プレスリリース以外にも、自社サイト内では担当者の取材を実施した導入事例インタビューを公開しています。プレスリリースよりもさらに具体的にまとめられており、より導入イメージがしやすいコンテンツです。サイト内は、業種や課題ごとに検索も可能なため、より顧客に近い導入事例を探すことができます。
詳しい内容はプレスリリースをチェックしてみてください。
事例2.株式会社アシュアード
セキュリティ評価プラットフォーム「Assured(アシュアード)」を運営する株式会社アシュアードは、情報システム部の担当者を対象にしたアンケート調査を実施し、その結果を調査リリースとして公開しています。内容は、SaaSなどのクラウドサービスに起因したセキュリティ事故につながる可能性がある事例の発生について、担当者のリアルな実態や声を数値としてまとめたもの。自社サービス導入によって、リスク回避の可能性がある事柄を数値によって見える化しています。

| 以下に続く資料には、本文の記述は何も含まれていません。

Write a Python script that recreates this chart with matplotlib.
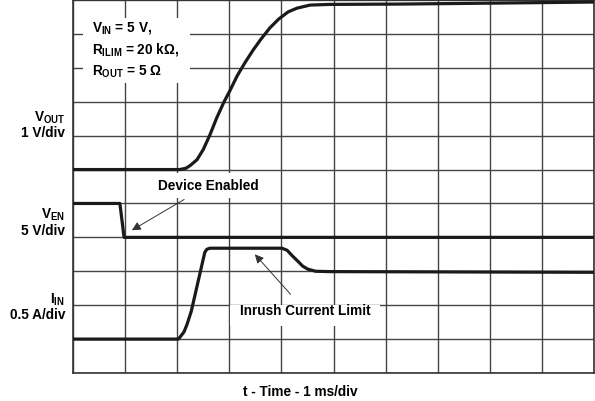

可能性として誰もが漠然と考えていることを数値化することで、危機感を醸成したり、潜在顧客に対して改めて課題解決について考えるきっかけを与えるコンテンツです。
詳しい内容はプレスリリースをチェックしてみてください。
参考:大手企業の情シスが遭遇した、SaaS利用関連のリスクTOP10(セキュリティ評価プラットフォーム「Assured」発表)|Visionalのプレスリリース
事例3.株式会社ジオコード
Webマーケティングとクラウドセールステックを展開する株式会社ジオコードは、自社サイト内でホワイトペーパーを配布しています。無料配布の資料ですが、入手には情報フォームへの入力が必須です。ホワイトペーパーそのものをプレスリリースとしてPR TIMESに配信公開しており、ホワイトペーパーそのものを複数の手法で活用する事例としても注目です。
月1本以上のペースであらゆるホワイトペーパーを公開しており、自分たちで実践できるハウツー、用語集、トレンドレポート、事例集などがあります。自社でホワイトペーパーの公開を検討している担当者は、どのようなホワイトペーパーを作成するのが良いか、全体を眺めてみるのもおすすめです。
詳しい内容はプレスリリースをチェックしてみてください。
参考:ジオコードが「リスティング広告運用のセカンドオピニオン 運用担当者が診断する時のポイント」を無料公開
BtoB広報は信頼をつくる活動
BtoB広報について、期待できる効果や具体的な業務内容など、実務で大切な内容を解説してきました。BtoC広報と比較すると難易度が高く何をすればいいのかわからないという声も多いBtoB広報ですが、実施業務はほとんどが同じです。ポイントは、誰に対して、どんな情報を、どのような切り口で提供するのか、という表現や編集の部分が異なるということ。そして、他部署との連携が成果のカギになるということです。
BtoBで重要になる企業やサービスの信頼を築くために、広報PR担当者としてどのように情報発信を行うかも大切ですが、社内メンバーから信頼して情報を提供してもらえたり、連携してもらえるポジションを築くことがもっと大切。社内のコミュニケーションも重視して活動しましょう。